In deciding the case, the court wrote, “The history of the Federal Defendant’s lack of, or at best, marginal compliance with the procedural and substantive requirements of the ESA . . . has been laid out in prior Opinions and Orders in this case and is repeated here only where relevant.” The court went on call the federal defendants’ plan “neither a reasonable, nor a prudent, course of action.”
“Today is a victory for the nation,” said Trip Van Noppen, President of Earthjustice, the public interest law firm that represented fishing and conservation groups in the case. “But the work has only just begun. In the wake of the worst recession the nation has experienced since the Great Depression, there’s a simple path forward that would create thousands of jobs for a small investment. Taking out the four dams that strangle the lower Snake River would bring millions of dollars from restored salmon runs to communities from coastal California to Alaska and inland to Idaho. Let’s reject the path that continues wasting money on failed salmon technical fixes and embrace a solution that could set an example for the rest of the nation.”
This is the third time Judge Redden has found a BiOp for the Columbia-Snake Basin inadequate and illegal. Today, salmon populations are critically low, lingering near just 1 percent of their historic levels.
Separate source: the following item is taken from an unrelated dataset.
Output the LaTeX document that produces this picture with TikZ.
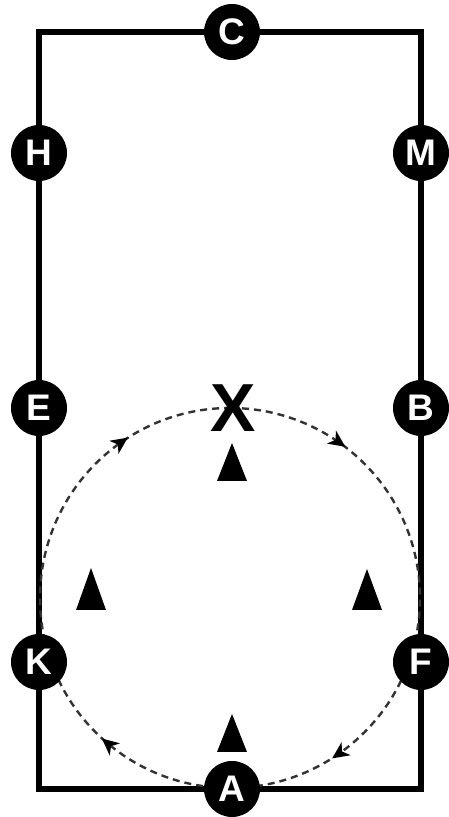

In finding the current plan’s heavy reliance on unidentified and uncertain habitat actions illegal, the court wrote: “Coupled with the significant uncertainty surrounding the reliability of NOAA Fisheries’ habitat methodologies, the evidence that habitat actions are falling behind schedule, and that benefits are not accruing as promised, NOAA Fisheries’ approach to these issues is neither cautious nor rational.”
Among those hit hardest by the Columbia-Snake salmon crisis are commercial, sport, recreational and tribal fishermen. Repeated fishery closures and cutbacks in recent years have harmed river and coastal family businesses and livelihoods, and fishing groups have been at the forefront of this legal battle for decades.
Endangered Snake River salmon and steelhead tackle a migration like no other salmon on earth. Some swim more than 900 miles and climb almost 7,000 feet to reach their spawning grounds, scaling eight dams along the way.